Stored items
_ _ _ _ _ _ _
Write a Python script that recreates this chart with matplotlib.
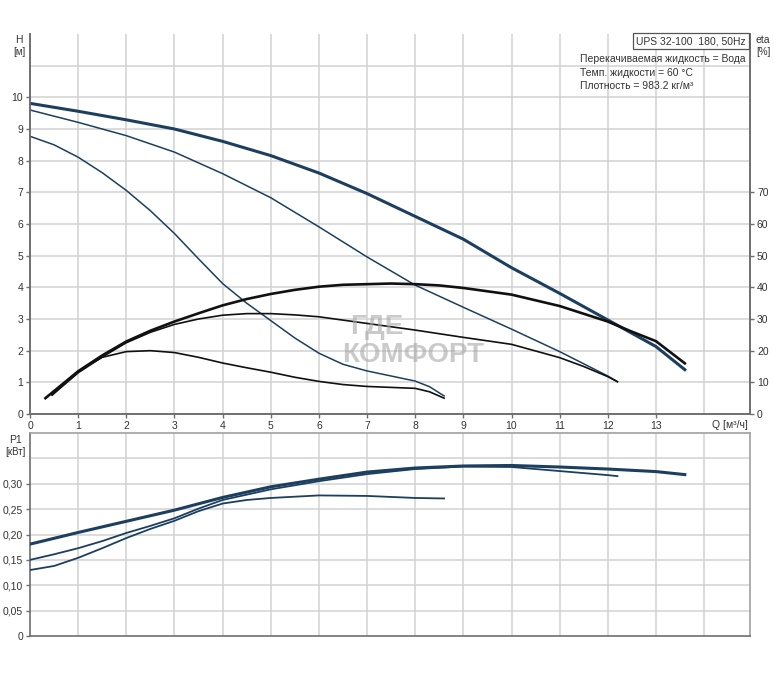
import matplotlib
matplotlib.use("Agg")
import matplotlib.pyplot as plt

plt.rcParams['font.family'] = ['Liberation Sans', 'DejaVu Sans']

# ---------------- data ----------------
# Head curves H [m] vs Q [m3/h]
q_h1 = [0, 1, 2, 3, 4, 5, 6, 7, 8, 9, 10, 11, 12, 13, 13.6]
h1 = [9.81, 9.56, 9.29, 9.0, 8.61, 8.16, 7.61, 6.96, 6.24, 5.52, 4.62, 3.81, 2.97, 2.13, 1.4]

q_h2 = [0, 1, 2, 3, 4, 5, 6, 7, 8, 9, 10, 11, 12, 12.2]
h2 = [9.6, 9.21, 8.79, 8.27, 7.59, 6.83, 5.91, 4.96, 4.07, 3.37, 2.68, 1.97, 1.2, 1.02]

q_h3 = [0, 0.5, 1, 1.5, 2, 2.5, 3, 3.5, 4, 4.5, 5, 5.5, 6, 6.5, 7, 7.5, 8, 8.3, 8.6]
h3 = [8.77, 8.5, 8.11, 7.62, 7.06, 6.42, 5.7, 4.9, 4.12, 3.5, 2.95, 2.4, 1.92, 1.57, 1.36, 1.2, 1.04, 0.86, 0.57]

# Efficiency curves eta [%]
q_e1 = [0.32, 1, 1.5, 2, 2.5, 3, 3.5, 4, 4.5, 5, 5.5, 6, 6.5, 7, 7.5, 8, 8.5, 9, 10, 11, 12, 12.5, 13, 13.6]
e1 = [5.0, 13.5, 18.5, 22.9, 26.3, 29.2, 31.8, 34.3, 36.3, 37.9, 39.2, 40.2, 40.8, 41.0, 41.2, 41.0, 40.6, 39.8, 37.7, 34.1, 29.2, 26.0, 23.0, 16.0]

q_e2 = [0.46, 1, 1.5, 2, 2.5, 3, 3.5, 4, 4.5, 5, 5.5, 6, 7, 8, 9, 10, 11, 11.5, 12, 12.2]
e2 = [6.0, 13.0, 18.0, 22.5, 25.8, 28.3, 30.0, 31.2, 31.7, 31.7, 31.3, 30.7, 28.6, 26.5, 24.2, 22.0, 17.8, 15.0, 11.8, 10.2]

q_e3 = [0.46, 1, 1.5, 2, 2.5, 3, 3.5, 4, 4.5, 5, 5.5, 6, 6.5, 7, 7.5, 8, 8.3, 8.6]
e3 = [6.0, 13.5, 17.9, 19.7, 20.0, 19.4, 17.9, 16.1, 14.6, 13.2, 11.6, 10.3, 9.3, 8.7, 8.4, 8.1, 7.0, 5.0]

# Power P1 [kW]
q_p1 = [0, 1, 2, 3, 4, 5, 6, 7, 8, 9, 10, 11, 12, 13, 13.6]
p1 = [0.181, 0.204, 0.226, 0.248, 0.273, 0.294, 0.309, 0.323, 0.331, 0.335, 0.336, 0.333, 0.329, 0.324, 0.318]

q_p2 = [0, 0.5, 1, 1.5, 2, 2.5, 3, 3.5, 4, 5, 6, 7, 8, 9, 10, 11, 12, 12.2]
p2 = [0.150, 0.161, 0.173, 0.187, 0.203, 0.217, 0.232, 0.251, 0.268, 0.289, 0.305, 0.319, 0.329, 0.334, 0.333, 0.325, 0.317, 0.315]

q_p3 = [0, 0.5, 1, 1.5, 2, 2.5, 3, 3.5, 4, 4.5, 5, 6, 7, 8, 8.6]
p3 = [0.130, 0.138, 0.154, 0.173, 0.193, 0.211, 0.227, 0.246, 0.261, 0.268, 0.272, 0.277, 0.276, 0.272, 0.271]

x_ticks = list(range(0, 14))
h_ticks = list(range(0, 11))
eta_ticks = list(range(0, 71, 10))
p_ticks = [0, 0.05, 0.10, 0.15, 0.20, 0.25, 0.30]
p_labels = ['0', '0,05', '0,10', '0,15', '0,20', '0,25', '0,30']

title_box = 'UPS 32-100  180, 50Hz'
info_lines = ['Перекачиваемая жидкость = Вода',
              'Темп. жидкости = 60 °C',
              'Плотность = 983.2 кг/м³']

# ---------------- style ----------------
W, H = 774, 678
BLUE = '#1c3f60'
BLACK = '#111111'
GRID = '#d2d2d2'
SPINE = '#6e6e6e'
TXT = '#333333'
FS = 7.5

fig = plt.figure(figsize=(W / 100, H / 100), dpi=100)

def fx(px):
    return px / W

def fy(py):
    return 1 - py / H

ax1 = fig.add_axes([fx(30), fy(414), fx(720), (414 - 34) / H])
ax2 = fig.add_axes([fx(30), fy(636), fx(720), (636 - 433) / H])

XMAX = 720 / 48.15

for ax in (ax1, ax2):
    ax.set_xlim(0, XMAX)
    ax.set_facecolor('white')
    for x in range(1, 15):
        ax.axvline(x, color=GRID, lw=1.1, zorder=0)

# top axes
ax1.set_ylim(0, 12)
for y in range(1, 12):
    ax1.axhline(y, color=GRID, lw=1.1, zorder=0)
ax1.set_yticks(h_ticks)
ax1.set_yticklabels([str(v) for v in h_ticks], fontsize=FS, color=TXT)
ax1.set_xticks(x_ticks)
ax1.set_xticklabels([str(v) for v in x_ticks], fontsize=FS, color=TXT)
ax1.tick_params(axis='both', length=3, width=1, color=SPINE, pad=2)
ax1.spines['top'].set_visible(False)
for s in ('left', 'bottom', 'right'):
    ax1.spines[s].set_color(SPINE)
    ax1.spines[s].set_linewidth(1.2)

ax1.plot(q_h1, h1, color=BLUE, lw=2.2, zorder=3)
ax1.plot(q_h2, h2, color=BLUE, lw=1.1, zorder=3)
ax1.plot(q_h3, h3, color=BLUE, lw=1.1, zorder=3)

axr = ax1.twinx()
axr.set_ylim(0, 120)
axr.set_xlim(0, XMAX)
axr.set_yticks(eta_ticks)
axr.set_yticklabels([str(v) for v in eta_ticks], fontsize=FS, color=TXT)
axr.tick_params(axis='y', length=3, width=1, color=SPINE, pad=2)
axr.spines['top'].set_visible(False)
for s in ('left', 'bottom', 'right'):
    axr.spines[s].set_color(SPINE)
    axr.spines[s].set_linewidth(1.2)
axr.plot(q_e1, e1, color=BLACK, lw=1.9, zorder=3)
axr.plot(q_e2, e2, color=BLACK, lw=1.2, zorder=3)
axr.plot(q_e3, e3, color=BLACK, lw=1.2, zorder=3)

# bottom axes
ax2.set_ylim(0, 0.40)
for y in [0.05, 0.10, 0.15, 0.20, 0.25, 0.30, 0.35]:
    ax2.axhline(y, color=GRID, lw=1.1, zorder=0)
ax2.set_yticks(p_ticks)
ax2.set_yticklabels(p_labels, fontsize=FS, color=TXT)
ax2.set_xticks([])
ax2.tick_params(axis='y', length=3, width=1, color=SPINE, pad=2)
for s in ('top', 'right'):
    ax2.spines[s].set_color('#a0a0a0')
    ax2.spines[s].set_linewidth(1.2)
for s in ('left', 'bottom'):
    ax2.spines[s].set_color(SPINE)
    ax2.spines[s].set_linewidth(1.2)
ax2.plot(q_p1, p1, color=BLUE, lw=2.2, zorder=3)
ax2.plot(q_p2, p2, color=BLUE, lw=1.3, zorder=3)
ax2.plot(q_p3, p3, color=BLUE, lw=1.3, zorder=3)

# axis labels
fig.text(fx(19), fy(40), 'H', fontsize=FS, color=TXT, ha='center', va='center')
fig.text(fx(19), fy(52), '[м]', fontsize=FS - 0.5, color=TXT, ha='center', va='center')
fig.text(fx(763), fy(40), 'eta', fontsize=FS, color=TXT, ha='center', va='center')
fig.text(fx(763), fy(52), '[%]', fontsize=FS - 0.5, color=TXT, ha='center', va='center')
fig.text(fx(15), fy(440), 'P1', fontsize=FS, color=TXT, ha='center', va='center')
fig.text(fx(15), fy(452), '[кВт]', fontsize=FS - 0.5, color=TXT, ha='center', va='center')
fig.text(fx(730), fy(425), 'Q [м³/ч]', fontsize=FS, color=TXT, ha='center', va='center')

# info box
fig.text(fx(691), fy(41), title_box, fontsize=FS, color=TXT, ha='center', va='center',
         bbox=dict(boxstyle='square,pad=0.3', fc='white', ec='#555555', lw=0.9))
for i, line in enumerate(info_lines):
    fig.text(fx(580), fy(59 + 13.5 * i), line, fontsize=FS, color=TXT, ha='left', va='center')

# watermark
fig.text(fx(350), fy(327), 'ГДЕ', fontsize=20, fontweight='bold', color='#a8a8a8', alpha=0.6,
         ha='left', va='center')
fig.text(fx(342), fy(355), 'КОМФОРТ', fontsize=20, fontweight='bold', color='#a8a8a8', alpha=0.6,
         ha='left', va='center')

fig.savefig('out.png', dpi=100)
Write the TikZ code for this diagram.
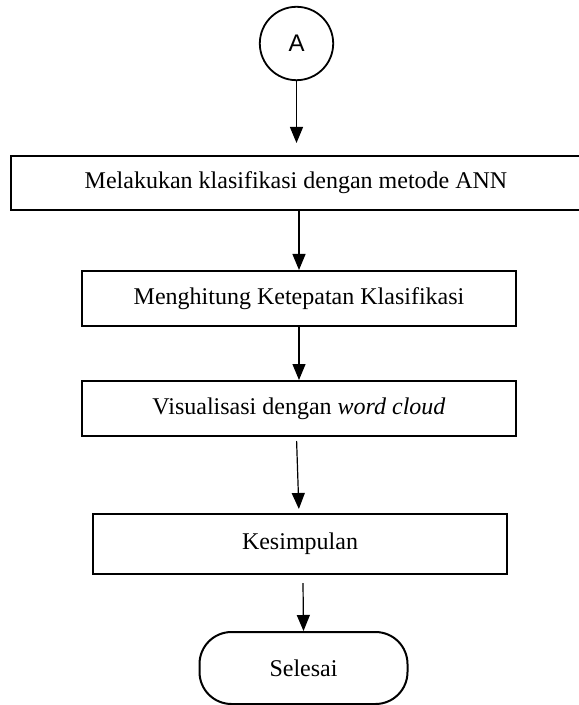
\documentclass[tikz,border=0pt]{standalone}
\usepackage{fontspec}
\setmainfont{Liberation Serif}
\newfontfamily\arialfont{Liberation Sans}
\usetikzlibrary{shapes,arrows.meta,positioning,calc}

\begin{document}
\begin{tikzpicture}[x=0.5pt,y=-0.5pt,
    prosesbox/.style={draw, rectangle, line width=1pt, inner sep=0pt, font=\fontsize{12}{14}\selectfont},
    konektor/.style={draw, circle, line width=0.9pt, minimum size=36.7pt, inner sep=0pt, font=\arialfont\fontsize{12}{14}\selectfont},
    terminal/.style={draw, rectangle, rounded corners=16pt, line width=1pt, minimum width=104pt, minimum height=36pt, inner sep=0pt, font=\fontsize{12}{14}\selectfont},
    panah/.style={-{Triangle[length=8pt,width=6.5pt]}, line width=0.6pt}]
    \useasboundingbox (0,0) rectangle (578,705);

    % Connector A
    \node[konektor] (A) at (296.5,43.5) {A};

    % Process steps
    \node[prosesbox, minimum width=285pt, minimum height=27pt] (klasifikasi) at (296,183) {Melakukan klasifikasi dengan metode ANN};
    \node[prosesbox, minimum width=217pt, minimum height=27.5pt] (ketepatan) at (299,298.5) {Menghitung Ketepatan Klasifikasi};
    \node[prosesbox, minimum width=217pt, minimum height=27.5pt] (visualisasi) at (299,408.5) {Visualisasi dengan \textit{word cloud}};
    \node[prosesbox, minimum width=207pt, minimum height=30pt] (kesimpulan) at (300,544) {Kesimpulan};

    % End
    \node[terminal] (selesai) at (303.5,668) {Selesai};

    % Arrows
    \draw[panah, shorten >=6pt] (A) -- (A |- klasifikasi.north);
    \draw[panah] (ketepatan.north |- klasifikasi.south) -- (ketepatan.north);
    \draw[panah] (ketepatan) -- (visualisasi);
    \draw[panah, shorten >=2pt] ([xshift=-1.2pt,yshift=-2pt]visualisasi.south) -- ([xshift=-0.5pt]kesimpulan.north);
    \draw[panah] ([xshift=1.5pt,yshift=-4pt]kesimpulan.south) -- (selesai.north);
\end{tikzpicture}
\end{document}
_ _ _ _ _ _ _
> WHAT YOU NEED TO DO
Write out the lines from the start of the material to the line with "2.97, 2.13, 1.4]", inclusive and exactly. Skip the pictures.

> EXERCISE ANSWER
Write a Python script that recreates this chart with matplotlib.
import matplotlib
matplotlib.use("Agg")
import matplotlib.pyplot as plt

plt.rcParams['font.family'] = ['Liberation Sans', 'DejaVu Sans']

# ---------------- data ----------------
# Head curves H [m] vs Q [m3/h]
q_h1 = [0, 1, 2, 3, 4, 5, 6, 7, 8, 9, 10, 11, 12, 13, 13.6]
h1 = [9.81, 9.56, 9.29, 9.0, 8.61, 8.16, 7.61, 6.96, 6.24, 5.52, 4.62, 3.81, 2.97, 2.13, 1.4]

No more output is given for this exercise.